Usage¶
The library provides an ability to create API over various content.
Currently there are bundled tools to work with HTML, XML, CSV, JSON and YAML.
Initially it was created to work with requests
library.
Basic setup¶
Basic parsers can be declared in the following way:
from pyanyapi.parsers import HTMLParser
class SimpleParser(HTMLParser):
settings = {'header': 'string(.//h1/text())'}
>>> api = SimpleParser().parse('<html><body><h1>Value</h1></body></html>')
>>> api.header
Value
Or it can be configured in runtime:
from pyanyapi.parsers import HTMLParser
>>> api = HTMLParser({
'header': 'string(.//h1/text())'
}).parse('<html><body><h1>Value</h1></body></html>')
>>> api.header
Value
To get all parsing results as a dict there is parse_all
method.
All properties (include defined with @interface_property
decorator) will be returned.
from pyanyapi.parsers import JSONParser
>>> JSONParser({
'first': 'container > 0',
'second': 'container > 1',
'third': 'container > 2',
}).parse('{"container":["first", "second", "third"]}').parse_all()
{
'first': 'first',
'second': 'second',
'third': 'third',
}
Complex setup¶
In some cases you may want to apply extra transformations to result list.
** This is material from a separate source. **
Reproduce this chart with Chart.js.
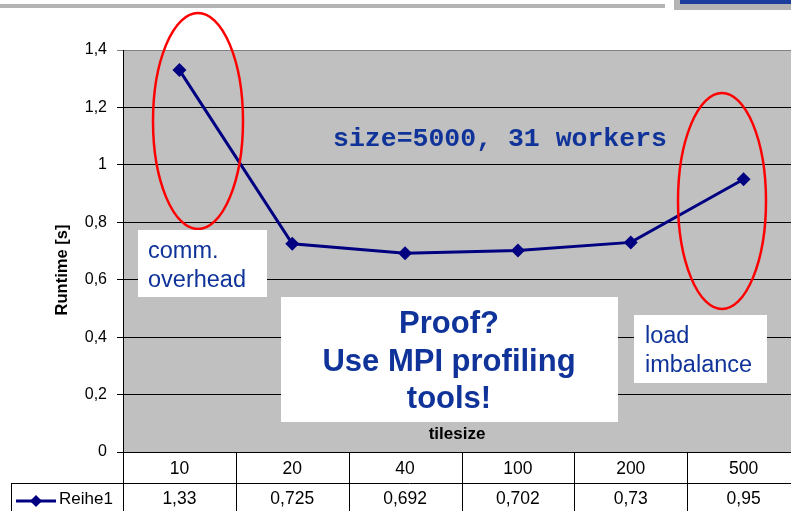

Here comes “base-children” setup style.
from pyanyapi.parsers import HTMLParser
class SimpleParser(HTMLParser):
settings = {
'test': {
'base': '//test',
'children': 'text()|*//text()'
}
}
>>> api = SimpleParser().parse('<xml><test>123 </test><test><inside> 234</inside></test></xml>')
>>> api.test
['123 ', ' 234']
There is another option to interact with sub-elements. Sub parsers!
from pyanyapi.parsers import HTMLParser
class SubParser(HTMLParser):
settings = {
'href': 'string(//@href)',
'text': 'string(//text())'
}
class Parser(HTMLParser):
settings = {
'elem': {
'base': './/a',
'parser': SubParser
}
}
>>> api = Parser().parse("<html><body><a href='#test'>test</a></body></html>")
>>> api.elem[0].href
#test
>>> api.elem[0].text
test
>>> api.parse_all()
{'elem': [{'href': '#test', 'text': 'test'}]}
Also you can pass sub parsers as classes or like instances.
Settings inheritance¶
Settings attribute is merged from all ancestors of current parser.
from pyanyapi.parsers import HTMLParser
class ParentParser(HTMLParser):
settings = {'parent': '//p'}
class FirstChildParser(ParentParser):
settings = {'parent': '//override'}
class SecondChildParser(ParentParser):
settings = {'child': '//h1'}
>>> FirstChildParser().settings['parent']
//override
>>> SecondChildParser().settings['parent']
//p
>>> SecondChildParser().settings['child']
//h1
>>> SecondChildParser({'child': '//more'}).settings['child']
//more
Results stripping¶
Parsers can automagically strip trailing whitespaces with strip=True
option.
from pyanyapi.parsers import XMLParser
>>> settings = {'p': 'string(//p)'}
>>> XMLParser(settings).parse('<p> Pcontent </p>').p
Pcontent
>>> XMLParser(settings, strip=True).parse('<p> Pcontent </p>').p
Pcontent